Мы познакомились. Внешне Анатолий – бомж средних лет. Запущенный, некрасивый, в сандалиях на босу ногу. Хорошо, что было лето.
Многие понимали, что Зверев – гений. Как Нико Пиросмани. И такой же неприкаянный. Он был как большой ребенок, не умел о себе позаботиться. Это делала Полина. Она дала ему крышу над головой, еду, одежду.
Зверев жил на природе и писал эту природу. Писал как никто.
Мы познакомились, он сказал:
– Давай я нарисую твой портрет. Купи только краски и кисточку.
За работу он денег не брал. Писал как дышал и не считал нужным брать деньги за воздух, которым дышишь.
Анатолий набросал мой портрет минут за сорок. Я посмотрела. Меня смутил несправедливый второй подбородок. Я сказала:
– Что ты мне нарисовал байду, как у баснописца Крылова?
– Сейчас не будет, – согласился художник и ловко заштриховал лишнее простым карандашом.
Мой портрет висит в моем доме. Глаза как будто набиты слезами. Это был непростой период в моей жизни. Я его скрывала, но Зверев просек своей интуицией.
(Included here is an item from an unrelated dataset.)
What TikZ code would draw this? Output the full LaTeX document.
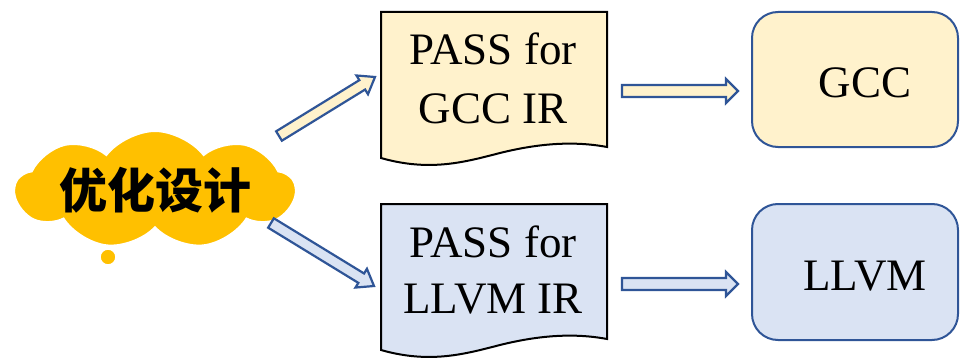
\documentclass[tikz,border=0pt]{standalone}
\usepackage{fontspec}
\setmainfont{Liberation Serif}
\newfontfamily\cjkfont{Noto Sans CJK SC}
\usetikzlibrary{calc,shapes.symbols}
\definecolor{cloudyel}{HTML}{FFC000}
\definecolor{lightyel}{HTML}{FFF2CC}
\definecolor{lightblue}{HTML}{DAE3F3}
\definecolor{darkblue}{HTML}{2F5597}
\tikzset{
  doctext/.style={anchor=base, font=\fontsize{45}{50}\selectfont, inner sep=0pt},
  doc/.style={draw=black, line width=2pt, line join=miter},
  rbox/.style={draw=darkblue, line width=2pt, rounded corners=26pt},
  arrowline/.style={draw=darkblue, line width=2.2pt, line join=miter},
}
% block arrow: from, to, fill, shaft half width, head half width, head length
\newcommand{\blockarr}[6]{%
  \coordinate (ba-n) at ($(#2)!#6!(#1)$);
  \draw[arrowline, fill=#3]
    ($(#1)!#4!90:(#2)$) -- ($(ba-n)!#4!90:(#2)$) -- ($(ba-n)!#5!90:(#2)$) -- (#2)
    -- ($(ba-n)!#5!-90:(#2)$) -- ($(ba-n)!#4!-90:(#2)$) -- ($(#1)!#4!-90:(#2)$) -- cycle;
}
\begin{document}
\begin{tikzpicture}[x=1pt,y=-1pt]
\useasboundingbox (0,0) rectangle (961,361);

% cloud
\node[cloud, cloud puffs=9, cloud puff arc=105, aspect=2.4,
      minimum width=280pt, minimum height=118pt, inner sep=0pt,
      fill=cloudyel, draw=white, line width=2pt] (cloud) at (155,190) {};
\node[circle, fill=cloudyel, draw=white, line width=1.5pt, minimum size=16pt, inner sep=0pt] (bubble) at (108,257) {};
\node[font=\cjkfont\bfseries\fontsize{48}{48}\selectfont, inner sep=0pt] (title) at (155,190) {优化设计};

% documents
\draw[doc, fill=lightyel] (381,12) -- (607,12) -- (607,147)
  .. controls (575,141) and (540,143) .. (500,153)
  .. controls (465,162) and (430,172) .. (381,158) -- cycle;
\draw[doc, fill=lightblue] (381,204) -- (607,204) -- (607,339)
  .. controls (575,333) and (540,335) .. (500,345)
  .. controls (465,354) and (430,364) .. (381,350) -- cycle;
\node[doctext] (p1a) at (493,65) {PASS for};
\node[doctext] (p1b) at (493,123) {GCC IR};
\node[doctext] (p2a) at (493,257) {PASS for};
\node[doctext] (p2b) at (493,313) {LLVM IR};

% right boxes
\draw[rbox, fill=lightyel] (752,12) rectangle (958,147);
\draw[rbox, fill=lightblue] (752,204) rectangle (958,340);
\node[doctext] (gcc) at (865,97) {GCC};
\node[doctext] (llvm) at (865,290) {LLVM};

% arrows
\coordinate (a1s) at (279,136);
\coordinate (a1e) at (375,77);
\coordinate (a2s) at (271,223);
\coordinate (a2e) at (374,286);
\coordinate (a3s) at (622,91);
\coordinate (a3e) at (738,91);
\coordinate (a4s) at (622,284);
\coordinate (a4e) at (738,284);
\blockarr{a1s}{a1e}{lightyel}{5.5pt}{11pt}{15pt}
\blockarr{a2s}{a2e}{lightblue}{5.5pt}{11pt}{15pt}
\blockarr{a3s}{a3e}{lightyel}{6pt}{12pt}{12pt}
\blockarr{a4s}{a4e}{lightblue}{6pt}{12pt}{12pt}
\end{tikzpicture}
\end{document}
Однажды он закончил при мне пейзаж: кусок леса. Прозрачные березы, тяжелые лапы елей. Далее Анатолий насыпал в ладонь крупу геркулес и размашистым жестом кинул на свежую картину. Крапинки геркулеса прилипли к краске. И произошло нечто. Геркулес перестал быть крупой. Картина ожила. Дело, конечно, не в геркулесе, а в том свете, которым пронизаны деревья.